--- START Data excerpt ---

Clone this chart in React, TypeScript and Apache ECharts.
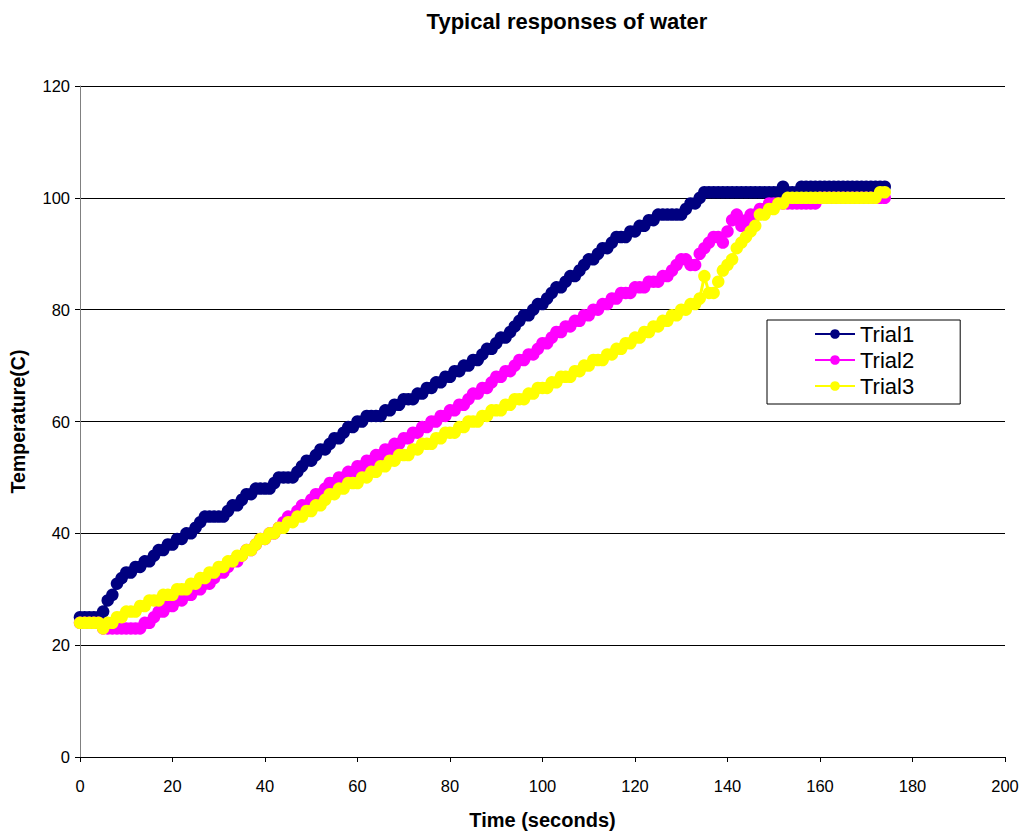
import React, { useEffect, useRef } from "react";
import * as echarts from "echarts";

// Sampling interval of the recordings (seconds); point i is taken at i * SAMPLE_INTERVAL_S
const SAMPLE_INTERVAL_S = 1;

const seriesNames = ["Trial1", "Trial2", "Trial3"];
const seriesColors = ["#000080", "#FF00FF", "#FFFF00"];

const trial1 = [
  25, 25, 25, 25, 25, 26, 28, 29, 31, 32,
  33, 33, 34, 34, 35, 35, 36, 37, 37, 38,
  38, 39, 39, 40, 40, 41, 42, 43, 43, 43,
  43, 43, 44, 45, 45, 46, 47, 47, 48, 48,
  48, 48, 49, 50, 50, 50, 50, 51, 52, 53,
  53, 54, 55, 55, 56, 57, 57, 58, 59, 59,
  60, 60, 61, 61, 61, 61, 62, 62, 63, 63,
  64, 64, 64, 65, 65, 66, 66, 67, 67, 68,
  68, 69, 69, 70, 70, 71, 71, 72, 73, 73,
  74, 75, 75, 76, 77, 78, 79, 79, 80, 81,
  81, 82, 83, 84, 84, 85, 86, 86, 87, 88,
  89, 89, 90, 91, 91, 92, 93, 93, 93, 94,
  94, 95, 95, 96, 96, 97, 97, 97, 97, 97,
  97, 98, 99, 99, 100, 101, 101, 101, 101, 101,
  101, 101, 101, 101, 101, 101, 101, 101, 101, 101,
  101, 101, 102, 101, 101, 101, 102, 102, 102, 102,
  102, 102, 102, 102, 102, 102, 102, 102, 102, 102,
  102, 102, 102, 102, 102,
];

const trial2 = [
  24, 24, 24, 24, 24, 23, 23, 23, 23, 23,
  23, 23, 23, 23, 24, 24, 25, 26, 26, 27,
  27, 28, 28, 29, 29, 30, 30, 31, 31, 32,
  33, 33, 34, 35, 35, 36, 37, 37, 38, 39,
  39, 40, 40, 41, 42, 43, 43, 44, 45, 45,
  46, 47, 47, 48, 49, 49, 50, 50, 51, 51,
  52, 52, 53, 53, 54, 54, 55, 55, 56, 56,
  57, 57, 58, 58, 59, 59, 60, 60, 61, 61,
  62, 62, 63, 63, 64, 65, 65, 66, 66, 67,
  68, 68, 69, 69, 70, 71, 71, 72, 72, 73,
  74, 74, 75, 76, 76, 77, 77, 78, 78, 79,
  79, 80, 80, 81, 81, 82, 82, 83, 83, 83,
  84, 84, 84, 85, 85, 85, 86, 86, 87, 88,
  89, 89, 88, 88, 90, 91, 92, 93, 93, 92,
  94, 96, 97, 95, 96, 97, 97, 98, 98, 99,
  99, 99, 99, 99, 99, 99, 99, 99, 99, 99,
  100, 100, 100, 100, 100, 100, 100, 100, 100, 100,
  100, 100, 100, 100, 100,
];

const trial3 = [
  24, 24, 24, 24, 24, 23, 24, 24, 25, 25,
  26, 26, 26, 27, 27, 28, 28, 28, 29, 29,
  29, 30, 30, 30, 31, 31, 32, 32, 33, 33,
  34, 34, 35, 35, 36, 36, 37, 37, 38, 39,
  39, 40, 40, 41, 41, 42, 42, 43, 43, 44,
  44, 45, 45, 46, 47, 47, 48, 48, 49, 49,
  49, 50, 50, 51, 51, 52, 52, 53, 53, 54,
  54, 54, 55, 55, 56, 56, 56, 57, 57, 58,
  58, 58, 59, 59, 60, 60, 60, 61, 61, 62,
  62, 62, 63, 63, 64, 64, 64, 65, 65, 66,
  66, 66, 67, 67, 68, 68, 68, 69, 69, 70,
  70, 71, 71, 71, 72, 72, 73, 73, 74, 74,
  75, 75, 76, 76, 77, 77, 78, 78, 79, 79,
  80, 80, 81, 81, 82, 86, 83, 83, 85, 87,
  88, 89, 91, 92, 93, 94, 95, 97, 97, 98,
  98, 99, 99, 100, 100, 100, 100, 100, 100, 100,
  100, 100, 100, 100, 100, 100, 100, 100, 100, 100,
  100, 100, 100, 101, 101,
];

const seriesValues = [trial1, trial2, trial3];

const xMin = 0;
const xMax = 200;
const xInterval = 20;
const yMin = 0;
const yMax = 120;
const yInterval = 20;

const titleText = "Typical responses of water";
const xAxisTitle = "Time (seconds)";
const yAxisTitle = "Temperature(C)";

const FONT = "'Liberation Sans', Arial, sans-serif";

export default function App() {
  const ref = useRef<HTMLDivElement>(null);

  useEffect(() => {
    if (!ref.current) return;
    const chart = echarts.init(ref.current, undefined, { renderer: "svg" });

    const series = seriesNames.map((name, si) => ({
      name,
      type: "line",
      data: seriesValues[si].map((v, i) => [i * SAMPLE_INTERVAL_S, v]),
      symbol: "circle",
      symbolSize: 12.5,
      showSymbol: true,
      clip: false,
      color: seriesColors[si],
      lineStyle: { color: seriesColors[si], width: 3 },
      itemStyle: { color: seriesColors[si], borderWidth: 0 },
      emphasis: { disabled: true },
    }));

    chart.setOption({
      animation: false,
      backgroundColor: "#ffffff",
      textStyle: { fontFamily: FONT },
      graphic: [
        {
          type: "text",
          x: 567,
          y: 21,
          style: {
            text: titleText,
            fill: "#000",
            font: `bold 22px ${FONT}`,
            textAlign: "center",
            textVerticalAlign: "middle",
          },
        },
      ],
      legend: {
        orient: "vertical",
        left: 767,
        top: 320,
        padding: [3, 46, 7, 47],
        itemWidth: 40,
        itemHeight: 12,
        itemGap: 4,
        borderColor: "#000",
        borderWidth: 1,
        backgroundColor: "#fff",
        textStyle: { fontFamily: FONT, fontSize: 22, color: "#000", padding: [0, 0, 0, 0] },
        data: seriesNames,
        selectedMode: false,
      },
      grid: { left: 80, right: 20, top: 86, bottom: 78, containLabel: false },
      xAxis: {
        type: "value",
        min: xMin,
        max: xMax,
        interval: xInterval,
        name: xAxisTitle,
        nameLocation: "middle",
        nameGap: 53,
        nameTextStyle: { fontFamily: FONT, fontWeight: "bold", fontSize: 20, color: "#000" },
        axisLine: { show: true, onZero: false, lineStyle: { color: "#000", width: 1 } },
        axisTick: { show: true, length: 5, lineStyle: { color: "#000" } },
        axisLabel: { margin: 20, fontFamily: FONT, fontSize: 16.5, color: "#000" },
        splitLine: { show: false },
      },
      yAxis: {
        type: "value",
        min: yMin,
        max: yMax,
        interval: yInterval,
        name: yAxisTitle,
        nameLocation: "middle",
        nameGap: 52,
        nameTextStyle: { fontFamily: FONT, fontWeight: "bold", fontSize: 19.5, color: "#000" },
        axisLine: { show: true, lineStyle: { color: "#808080", width: 1 } },
        axisTick: { show: true, length: 5, lineStyle: { color: "#000" } },
        axisLabel: { margin: 10, fontFamily: FONT, fontSize: 16.5, color: "#000" },
        splitLine: { show: true, lineStyle: { color: "#000", width: 1 } },
      },
      series,
    });

    return () => chart.dispose();
  }, []);

  return (
    <div
      ref={ref}
      style={{ position: "fixed", left: 0, top: 0, width: 1025, height: 835, background: "#fff" }}
    />
  );
}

--- END Data excerpt ---

The request
Reproduce every line exactly and omit all pictures.

Result below
Clone this chart in React, TypeScript and Apache ECharts.
import React, { useEffect, useRef } from "react";
import * as echarts from "echarts";

// Sampling interval of the recordings (seconds); point i is taken at i * SAMPLE_INTERVAL_S
const SAMPLE_INTERVAL_S = 1;

const seriesNames = ["Trial1", "Trial2", "Trial3"];
const seriesColors = ["#000080", "#FF00FF", "#FFFF00"];

const trial1 = [
  25, 25, 25, 25, 25, 26, 28, 29, 31, 32,
  33, 33, 34, 34, 35, 35, 36, 37, 37, 38,
  38, 39, 39, 40, 40, 41, 42, 43, 43, 43,
  43, 43, 44, 45, 45, 46, 47, 47, 48, 48,
  48, 48, 49, 50, 50, 50, 50, 51, 52, 53,
  53, 54, 55, 55, 56, 57, 57, 58, 59, 59,
  60, 60, 61, 61, 61, 61, 62, 62, 63, 63,
  64, 64, 64, 65, 65, 66, 66, 67, 67, 68,
  68, 69, 69, 70, 70, 71, 71, 72, 73, 73,
  74, 75, 75, 76, 77, 78, 79, 79, 80, 81,
  81, 82, 83, 84, 84, 85, 86, 86, 87, 88,
  89, 89, 90, 91, 91, 92, 93, 93, 93, 94,
  94, 95, 95, 96, 96, 97, 97, 97, 97, 97,
  97, 98, 99, 99, 100, 101, 101, 101, 101, 101,
  101, 101, 101, 101, 101, 101, 101, 101, 101, 101,
  101, 101, 102, 101, 101, 101, 102, 102, 102, 102,
  102, 102, 102, 102, 102, 102, 102, 102, 102, 102,
  102, 102, 102, 102, 102,
];

const trial2 = [
  24, 24, 24, 24, 24, 23, 23, 23, 23, 23,
  23, 23, 23, 23, 24, 24, 25, 26, 26, 27,
  27, 28, 28, 29, 29, 30, 30, 31, 31, 32,
  33, 33, 34, 35, 35, 36, 37, 37, 38, 39,
  39, 40, 40, 41, 42, 43, 43, 44, 45, 45,
  46, 47, 47, 48, 49, 49, 50, 50, 51, 51,
  52, 52, 53, 53, 54, 54, 55, 55, 56, 56,
  57, 57, 58, 58, 59, 59, 60, 60, 61, 61,
  62, 62, 63, 63, 64, 65, 65, 66, 66, 67,
  68, 68, 69, 69, 70, 71, 71, 72, 72, 73,
  74, 74, 75, 76, 76, 77, 77, 78, 78, 79,
  79, 80, 80, 81, 81, 82, 82, 83, 83, 83,
  84, 84, 84, 85, 85, 85, 86, 86, 87, 88,
  89, 89, 88, 88, 90, 91, 92, 93, 93, 92,
  94, 96, 97, 95, 96, 97, 97, 98, 98, 99,
  99, 99, 99, 99, 99, 99, 99, 99, 99, 99,
  100, 100, 100, 100, 100, 100, 100, 100, 100, 100,
  100, 100, 100, 100, 100,
];

const trial3 = [
  24, 24, 24, 24, 24, 23, 24, 24, 25, 25,
  26, 26, 26, 27, 27, 28, 28, 28, 29, 29,
  29, 30, 30, 30, 31, 31, 32, 32, 33, 33,
  34, 34, 35, 35, 36, 36, 37, 37, 38, 39,
  39, 40, 40, 41, 41, 42, 42, 43, 43, 44,
  44, 45, 45, 46, 47, 47, 48, 48, 49, 49,
  49, 50, 50, 51, 51, 52, 52, 53, 53, 54,
  54, 54, 55, 55, 56, 56, 56, 57, 57, 58,
  58, 58, 59, 59, 60, 60, 60, 61, 61, 62,
  62, 62, 63, 63, 64, 64, 64, 65, 65, 66,
  66, 66, 67, 67, 68, 68, 68, 69, 69, 70,
  70, 71, 71, 71, 72, 72, 73, 73, 74, 74,
  75, 75, 76, 76, 77, 77, 78, 78, 79, 79,
  80, 80, 81, 81, 82, 86, 83, 83, 85, 87,
  88, 89, 91, 92, 93, 94, 95, 97, 97, 98,
  98, 99, 99, 100, 100, 100, 100, 100, 100, 100,
  100, 100, 100, 100, 100, 100, 100, 100, 100, 100,
  100, 100, 100, 101, 101,
];

const seriesValues = [trial1, trial2, trial3];

const xMin = 0;
const xMax = 200;
const xInterval = 20;
const yMin = 0;
const yMax = 120;
const yInterval = 20;

const titleText = "Typical responses of water";
const xAxisTitle = "Time (seconds)";
const yAxisTitle = "Temperature(C)";

const FONT = "'Liberation Sans', Arial, sans-serif";

export default function App() {
  const ref = useRef<HTMLDivElement>(null);

  useEffect(() => {
    if (!ref.current) return;
    const chart = echarts.init(ref.current, undefined, { renderer: "svg" });

    const series = seriesNames.map((name, si) => ({
      name,
      type: "line",
      data: seriesValues[si].map((v, i) => [i * SAMPLE_INTERVAL_S, v]),
      symbol: "circle",
      symbolSize: 12.5,
      showSymbol: true,
      clip: false,
      color: seriesColors[si],
      lineStyle: { color: seriesColors[si], width: 3 },
      itemStyle: { color: seriesColors[si], borderWidth: 0 },
      emphasis: { disabled: true },
    }));

    chart.setOption({
      animation: false,
      backgroundColor: "#ffffff",
      textStyle: { fontFamily: FONT },
      graphic: [
        {
          type: "text",
          x: 567,
          y: 21,
          style: {
            text: titleText,
            fill: "#000",
            font: `bold 22px ${FONT}`,
            textAlign: "center",
            textVerticalAlign: "middle",
          },
        },
      ],
      legend: {
        orient: "vertical",
        left: 767,
        top: 320,
        padding: [3, 46, 7, 47],
        itemWidth: 40,
        itemHeight: 12,
        itemGap: 4,
        borderColor: "#000",
        borderWidth: 1,
        backgroundColor: "#fff",
        textStyle: { fontFamily: FONT, fontSize: 22, color: "#000", padding: [0, 0, 0, 0] },
        data: seriesNames,
        selectedMode: false,
      },
      grid: { left: 80, right: 20, top: 86, bottom: 78, containLabel: false },
      xAxis: {
        type: "value",
        min: xMin,
        max: xMax,
        interval: xInterval,
        name: xAxisTitle,
        nameLocation: "middle",
        nameGap: 53,
        nameTextStyle: { fontFamily: FONT, fontWeight: "bold", fontSize: 20, color: "#000" },
        axisLine: { show: true, onZero: false, lineStyle: { color: "#000", width: 1 } },
        axisTick: { show: true, length: 5, lineStyle: { color: "#000" } },
        axisLabel: { margin: 20, fontFamily: FONT, fontSize: 16.5, color: "#000" },
        splitLine: { show: false },
      },
      yAxis: {
        type: "value",
        min: yMin,
        max: yMax,
        interval: yInterval,
        name: yAxisTitle,
        nameLocation: "middle",
        nameGap: 52,
        nameTextStyle: { fontFamily: FONT, fontWeight: "bold", fontSize: 19.5, color: "#000" },
        axisLine: { show: true, lineStyle: { color: "#808080", width: 1 } },
        axisTick: { show: true, length: 5, lineStyle: { color: "#000" } },
        axisLabel: { margin: 10, fontFamily: FONT, fontSize: 16.5, color: "#000" },
        splitLine: { show: true, lineStyle: { color: "#000", width: 1 } },
      },
      series,
    });

    return () => chart.dispose();
  }, []);

  return (
    <div
      ref={ref}
      style={{ position: "fixed", left: 0, top: 0, width: 1025, height: 835, background: "#fff" }}
    />
  );
}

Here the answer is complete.